### STATED GOAL
From the line with "What matplotlib code" to the line with "from matplotlib.path import Path", both included, repeat each line exactly and leave out the pictures.

### DATA LINES
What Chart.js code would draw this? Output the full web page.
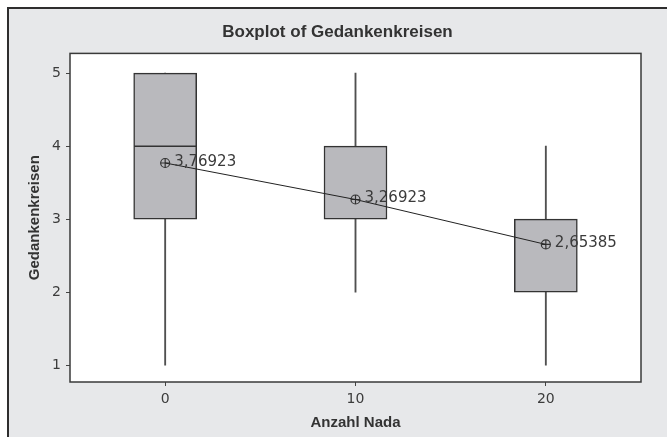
<!DOCTYPE html>
<html lang="de">
<head>
    <meta charset="UTF-8">
    <title>Boxplot of Gedankenkreisen</title>
    <style>
        body {
            margin: 0;
            background: #ffffff;
        }
        #wrap {
            width: 667px;
            height: 437px;
        }
    </style>
</head>
<body>

<div id="wrap">
    <canvas id="boxplot" width="667" height="437"></canvas>
</div>

<script src="https://cdn.jsdelivr.net/npm/chart.js"></script>
<script>
    // Daten
    const gruppen = [0, 10, 20];          // Anzahl Nada
    const minWerte = [1, 2, 1];
    const q1Werte = [3, 3, 2];
    const medianWerte = [4, 3, 3];
    const q3Werte = [5, 4, 3];
    const maxWerte = [5, 5, 4];
    const mittelwerte = [3.76923, 3.26923, 2.65385];
    const xTicks = [0, 10, 20];
    const yTicks = [1, 2, 3, 4, 5];

    const textFarbe = '#333333';

    // Hintergrund, Rahmen, Plotrahmen
    const rahmenPlugin = {
        id: 'rahmen',
        beforeDraw(chart) {
            const ctx = chart.ctx;
            const area = chart.chartArea;
            ctx.save();
            ctx.fillStyle = '#ffffff';
            ctx.fillRect(0, 0, chart.width, chart.height);
            ctx.fillStyle = '#e7e8ea';
            ctx.fillRect(8, 8, chart.width - 8, chart.height - 8);
            ctx.strokeStyle = '#2e2e2e';
            ctx.lineWidth = 2;
            ctx.beginPath();
            ctx.moveTo(8, chart.height);
            ctx.lineTo(8, 8);
            ctx.lineTo(chart.width, 8);
            ctx.stroke();
            ctx.fillStyle = '#ffffff';
            ctx.fillRect(area.left, area.top, area.right - area.left, area.bottom - area.top);
            ctx.restore();
        },
        afterDraw(chart) {
            const ctx = chart.ctx;
            const area = chart.chartArea;
            ctx.save();
            ctx.strokeStyle = '#3a3a3a';
            ctx.lineWidth = 1.5;
            ctx.strokeRect(area.left, area.top, area.right - area.left, area.bottom - area.top);
            ctx.restore();
        }
    };

    // Mediane und Beschriftung der Mittelwerte
    const boxPlugin = {
        id: 'boxDetails',
        afterDatasetsDraw(chart) {
            const ctx = chart.ctx;
            const x = chart.scales.x;
            const y = chart.scales.y;
            const halb = 31;
            ctx.save();
            ctx.strokeStyle = '#333333';
            ctx.lineWidth = 1.5;
            gruppen.forEach((g, i) => {
                // Median nur zeichnen, wenn er nicht auf dem Boxrand liegt
                if (medianWerte[i] === q1Werte[i] || medianWerte[i] === q3Werte[i]) return;
                const px = x.getPixelForValue(g);
                const py = y.getPixelForValue(medianWerte[i]);
                ctx.beginPath();
                ctx.moveTo(px - halb, py);
                ctx.lineTo(px + halb, py);
                ctx.stroke();
            });

            ctx.fillStyle = '#3a3a3a';
            ctx.font = '15px "DejaVu Sans", sans-serif';
            ctx.textAlign = 'left';
            ctx.textBaseline = 'middle';
            gruppen.forEach((g, i) => {
                const px = x.getPixelForValue(g);
                const py = y.getPixelForValue(mittelwerte[i]);
                const text = mittelwerte[i].toFixed(5).replace('.', ',');
                ctx.fillText(text, px + 9, py - 1);
            });
            ctx.restore();
        }
    };

    const ctx = document.getElementById('boxplot').getContext('2d');
    new Chart(ctx, {
        type: 'bar',
        data: {
            datasets: [
                {
                    type: 'line',
                    label: 'Mittelwert',
                    data: gruppen.map((g, i) => ({ x: g, y: mittelwerte[i] })),
                    borderColor: '#222222',
                    borderWidth: 1,
                    pointStyle: 'circle',
                    pointRadius: 4.5,
                    pointBorderWidth: 1.2,
                    pointBorderColor: '#333333',
                    pointBackgroundColor: 'rgba(0,0,0,0)',
                    order: 0
                },
                {
                    type: 'scatter',
                    label: 'Mittelwert Kreuz',
                    data: gruppen.map((g, i) => ({ x: g, y: mittelwerte[i] })),
                    showLine: false,
                    pointStyle: 'cross',
                    pointRadius: 4.5,
                    pointBorderWidth: 1.2,
                    pointBorderColor: '#333333',
                    order: 0
                },
                {
                    label: 'Box',
                    data: gruppen.map((g, i) => ({ x: g, y: [q1Werte[i], q3Werte[i]] })),
                    backgroundColor: '#b9b9bd',
                    borderColor: '#333333',
                    borderWidth: 1.5,
                    borderSkipped: false,
                    barThickness: 63,
                    grouped: false,
                    order: 1
                },
                {
                    label: 'Whisker',
                    data: gruppen.map((g, i) => ({ x: g, y: [minWerte[i], maxWerte[i]] })),
                    backgroundColor: '#505050',
                    borderWidth: 0,
                    barThickness: 1.2,
                    grouped: false,
                    order: 2
                }
            ]
        },
        options: {
            responsive: false,
            animation: false,
            layout: {
                padding: { left: 8, top: 8, right: 0, bottom: 0 }
            },
            plugins: {
                legend: { display: false },
                tooltip: { enabled: false },
                title: {
                    display: true,
                    text: 'Boxplot of Gedankenkreisen',
                    color: textFarbe,
                    font: { family: 'Liberation Sans', size: 17, weight: 'bold' },
                    padding: { top: 14, bottom: 11 }
                }
            },
            scales: {
                x: {
                    type: 'linear',
                    min: -5,
                    max: 25,
                    offset: false,
                    afterBuildTicks: s => { s.ticks = xTicks.map(v => ({ value: v })); },
                    afterFit: s => { s.height = 55; },
                    grid: {
                        drawOnChartArea: false,
                        offset: false,
                        tickLength: 4,
                        color: '#444444'
                    },
                    border: { display: false },
                    ticks: {
                        color: '#3c3c3c',
                        padding: 5,
                        font: { family: 'DejaVu Sans', size: 14 }
                    },
                    title: {
                        display: true,
                        text: 'Anzahl Nada',
                        color: textFarbe,
                        font: { family: 'Liberation Sans', size: 15, weight: 'bold' },
                        padding: { top: 0, bottom: 5 }
                    }
                },
                y: {
                    type: 'linear',
                    min: 0.77,
                    max: 5.27,
                    afterBuildTicks: s => { s.ticks = yTicks.map(v => ({ value: v })); },
                    afterFit: s => { s.width = 62; },
                    grid: {
                        drawOnChartArea: false,
                        tickLength: 4,
                        color: '#444444'
                    },
                    border: { display: false },
                    ticks: {
                        color: '#3c3c3c',
                        padding: 5,
                        font: { family: 'DejaVu Sans', size: 14 }
                    },
                    title: {
                        display: true,
                        text: 'Gedankenkreisen',
                        color: textFarbe,
                        font: { family: 'Liberation Sans', size: 15, weight: 'bold' },
                        padding: { top: 18, bottom: 0 }
                    }
                },
                // leere Achse rechts, damit der Titel mittig über dem ganzen Bild sitzt
                rand: {
                    type: 'linear',
                    position: 'right',
                    display: true,
                    afterFit: s => { s.width = 26; },
                    grid: { display: false },
                    border: { display: false },
                    ticks: { display: false }
                }
            }
        },
        plugins: [rahmenPlugin, boxPlugin]
    });
</script>

</body>
</html>
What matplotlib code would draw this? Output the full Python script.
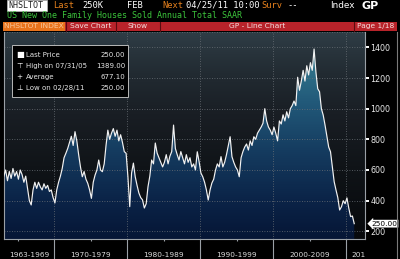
import numpy as np
import matplotlib
matplotlib.use("Agg")
import matplotlib.pyplot as plt
from matplotlib.colors import LinearSegmentedColormap
from matplotlib.patches import Rectangle, PathPatch
from matplotlib.lines import Line2D
from matplotlib.path import Path

# ---------------- data (quarterly, thousands, SAAR) ----------------
start_year = 1963
sales = [
    560, 600, 530, 590,   545, 610, 560, 590,   540, 600, 570, 520,
    560, 480, 400, 372,   470, 520, 480, 520,   490, 470, 510, 480,
    500, 460, 470, 420,   385, 470, 520, 560,   610, 680, 709, 740,
    780, 820, 760, 850,   790, 700, 620, 556,   590, 540, 513, 470,
    415, 520, 567, 600,   665, 600, 589, 640,   760, 860, 800, 840,
    870, 820, 860, 790,   830, 780, 720, 709,   556, 361, 580, 645,
    556, 500, 450, 420,   405, 352, 380, 491,   560, 665, 640, 776,
    710, 680, 650, 620,   650, 700, 640, 690,   720, 893, 740, 700,
    665, 720, 680, 640,   700, 650, 680, 620,   640, 600, 719, 654,
    580, 556, 520, 470,   404, 470, 515, 540,   600, 640, 620, 687,
    620, 650, 700, 760,   817, 687, 650, 620,   600, 556, 680, 720,
    750, 770, 730, 790,   760, 817, 800, 840,   860, 880, 905, 1000,
    920, 880, 860, 830,   880, 840, 790, 920,   900, 960, 920, 980,
    940, 1000, 1020, 1050, 1020, 1205, 1120, 1180, 1250, 1180, 1280, 1220,
    1300, 1250, 1389, 1240, 1130, 1110, 1000, 958, 893, 820, 750, 719,
    620, 524, 470, 420,   339, 360, 400, 380,   418, 352, 296, 300,
    250,
]
y_ticks = [200, 400, 600, 800, 1000, 1200, 1400]
decade_labels = ["1963-1969", "1970-1979", "1980-1989", "1990-1999", "2000-2009"]
decade_label_pos = [1966.6, 1975, 1985, 1995, 2005]
last_label = "201"
legend_rows = [("Last Price", "250.00"),
               ("High on 07/31/05", "1389.00"),
               ("Average", "677.10"),
               ("Low on 02/28/11", "250.00")]
legend_icons = ["\u25A0", "\u22A4", "+", "\u22A5"]
last_value = 250

t = start_year + 0.125 + np.arange(len(sales)) * 0.25
v = np.array(sales, dtype=float)

W, H = 400, 259
def fx(x): return x / W
def fy(y): return 1 - y / H

fig = plt.figure(figsize=(4.0, 2.59), dpi=100, facecolor="black")

# ---------------- header ----------------
mono = "DejaVu Sans Mono"
fig.add_artist(Rectangle((fx(7), fy(10.5)), fx(40), 10 / H, transform=fig.transFigure,
                         facecolor="white", edgecolor="#bbbbbb", lw=0.5))
fig.text(fx(8), fy(5.5), "NHSLTOT", color="#222222", family=mono, fontsize=6.0, va="center")
orange = "#e8821e"
hf = 6.3
fig.text(fx(53), fy(5.5), "Last", color=orange, family=mono, fontsize=hf, va="center")
fig.text(fx(82), fy(5.5), "250K", color="white", family=mono, fontsize=hf, va="center")
fig.text(fx(127), fy(5.5), "FEB", color="white", family=mono, fontsize=hf, va="center")
fig.text(fx(162), fy(5.5), "Next", color=orange, family=mono, fontsize=hf, va="center")
fig.text(fx(186), fy(5.5), "04/25/11 10:00", color="white", family=mono, fontsize=hf, va="center")
fig.text(fx(261), fy(5.5), "Surv", color=orange, family=mono, fontsize=hf, va="center")
fig.text(fx(287), fy(5.5), "--", color="white", family=mono, fontsize=hf, va="center")
fig.text(fx(330), fy(5.5), "Index", color="white", family="DejaVu Sans", fontsize=6.4, va="center")
fig.text(fx(362), fy(5.8), "GP", color="white", family="DejaVu Sans", fontsize=8.0,
         fontweight="bold", va="center")
fig.text(fx(7), fy(16), "US New One Family Houses Sold Annual Total SAAR", color="#3cc43c",
         family=mono, fontsize=6.0, va="center")

# tab bar
fig.add_artist(Rectangle((fx(3), fy(31)), fx(394), 9.3 / H, transform=fig.transFigure,
                         facecolor="#b8232a", edgecolor="none"))
fig.add_artist(Rectangle((fx(3), fy(31)), fx(62), 9.3 / H, transform=fig.transFigure,
                         facecolor="#e8731c", edgecolor="none"))
for xs in [66, 116, 160, 354]:
    fig.add_artist(Line2D([fx(xs), fx(xs)], [fy(31), fy(21.7)], transform=fig.transFigure,
                          color="#5a0c10", lw=0.8))
tabfont = dict(family="DejaVu Sans", fontsize=5.4, va="center", ha="center")
fig.text(fx(34), fy(26.3), "NHSLTOT INDEX", color="#f9c79a", **tabfont)
fig.text(fx(91), fy(26.3), "Save Chart", color="#f4dede", **tabfont)
fig.text(fx(138), fy(26.3), "Show", color="#f4dede", **tabfont)
fig.text(fx(257), fy(26.3), "GP - Line Chart", color="#f4dede", **tabfont)
fig.text(fx(376), fy(26.3), "Page 1/18", color="#f4dede", **tabfont)

# ---------------- chart ----------------
x0, x1 = 1963.15, 2012.6
ylo, yhi = 148, 1502
ax = fig.add_axes([fx(4), fy(239.3), fx(361), (239.3 - 31.7) / H])
ax.set_xlim(x0, x1)
ax.set_ylim(ylo, yhi)
ax.set_facecolor("black")

bg_cmap = LinearSegmentedColormap.from_list("bg", [
    (0.0, "#07090c"), (0.35, "#101418"), (0.6, "#191e24"), (0.8, "#222b32"), (1.0, "#2f3d46")])
area_cmap = LinearSegmentedColormap.from_list("area", [
    (0.0, "#061636"), (0.2, "#0b2448"), (0.45, "#153c60"), (0.7, "#225a7a"), (1.0, "#3a8494")])
grad = np.linspace(0, 1, 256).reshape(-1, 1)
ax.imshow(grad, extent=[x0, x1, ylo, yhi], origin="lower", aspect="auto", cmap=bg_cmap, zorder=0)
im = ax.imshow(grad, extent=[x0, x1, ylo, yhi], origin="lower", aspect="auto",
               cmap=area_cmap, zorder=1, vmin=0, vmax=0.95)
verts = np.vstack([[t[0], ylo], np.column_stack([t, v]), [t[-1], ylo], [t[0], ylo]])
clip = PathPatch(Path(verts), transform=ax.transData, facecolor="none", edgecolor="none")
ax.add_patch(clip)
im.set_clip_path(clip)

ax.plot(t, v, color="#f2f2f2", lw=0.85, zorder=3)

for yv in y_ticks + [yhi - 2]:
    ax.axhline(yv, color="#6a7076", lw=0.6, ls=(0, (1, 2)), zorder=2)
for xv in [1970, 1980, 1990, 2000, 2010]:
    ax.axvline(xv, color="#6a7076", lw=0.6, ls=(0, (1, 2)), zorder=2)

ax.spines["top"].set_visible(False)
for s in ["left", "bottom", "right"]:
    ax.spines[s].set_color("#9aa0a6")
    ax.spines[s].set_linewidth(0.8)

ax.yaxis.tick_right()
ax.set_yticks(y_ticks)
ax.set_yticklabels([str(y) for y in y_ticks])
ax.tick_params(axis="y", colors="white", labelcolor="#e8e8e8", labelsize=5.8,
               direction="out", length=3, width=1.4, pad=1)
ax.set_xticks([1970, 1980, 1990, 2000, 2010])
ax.set_xticklabels([])
ax.set_xticks([1965, 1975, 1985, 1995, 2005], minor=True)
ax.tick_params(axis="x", which="major", colors="#9aa0a6", direction="out", length=14.5, width=0.8)
ax.tick_params(axis="x", which="minor", colors="#9aa0a6", direction="out", length=1.5, width=0.8)

for lab, pos in zip(decade_labels, decade_label_pos):
    ax.text(pos, -0.075, lab, transform=ax.get_xaxis_transform(), color="#dcdcdc",
            fontsize=5.3, ha="center", va="center")
ax.text(2010.8, -0.075, last_label, transform=ax.get_xaxis_transform(), color="#dcdcdc",
        fontsize=5.3, ha="left", va="center")

# last-value marker on the right axis
ax.annotate(f"{last_value:.2f}", xy=(1.0, last_value), xycoords=ax.get_yaxis_transform(),
            xytext=(1.018, last_value), textcoords=ax.get_yaxis_transform(),
            color="black", fontsize=5.3, va="center", ha="left",
            bbox=dict(boxstyle="larrow,pad=0.12", fc="white", ec="none"), annotation_clip=False)

# legend box
fig.add_artist(Rectangle((fx(12.3), fy(97.3)), fx(116), 52.3 / H, transform=fig.transFigure,
                         facecolor="black", edgecolor="#b8b8b8", lw=0.7, zorder=5))
row_y = [55, 65.7, 77.3, 87.7]
for (lab, val), icon, ry in zip(legend_rows, legend_icons, row_y):
    fig.text(fx(16.5), fy(ry), icon, color="white", fontsize=6.0 if icon == "\u25A0" else 5.3,
             va="center", ha="left", zorder=6)
    fig.text(fx(26), fy(ry), lab, color="#e6e6e6", fontsize=5.0, va="center", ha="left", zorder=6)
    fig.text(fx(125), fy(ry), val, color="#e6e6e6", fontsize=5.0, va="center", ha="right", zorder=6)

# right scroll bar line
fig.add_artist(Line2D([fx(396.5), fx(396.5)], [fy(32), fy(259)], transform=fig.transFigure,
                      color="#7a7a7a", lw=0.8))

fig.savefig("out.png", dpi=100, facecolor="black")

### ANSWER TO THIS PROBLEM
What matplotlib code would draw this? Output the full Python script.
import numpy as np
import matplotlib
matplotlib.use("Agg")
import matplotlib.pyplot as plt
from matplotlib.colors import LinearSegmentedColormap
from matplotlib.patches import Rectangle, PathPatch
from matplotlib.lines import Line2D
from matplotlib.path import Path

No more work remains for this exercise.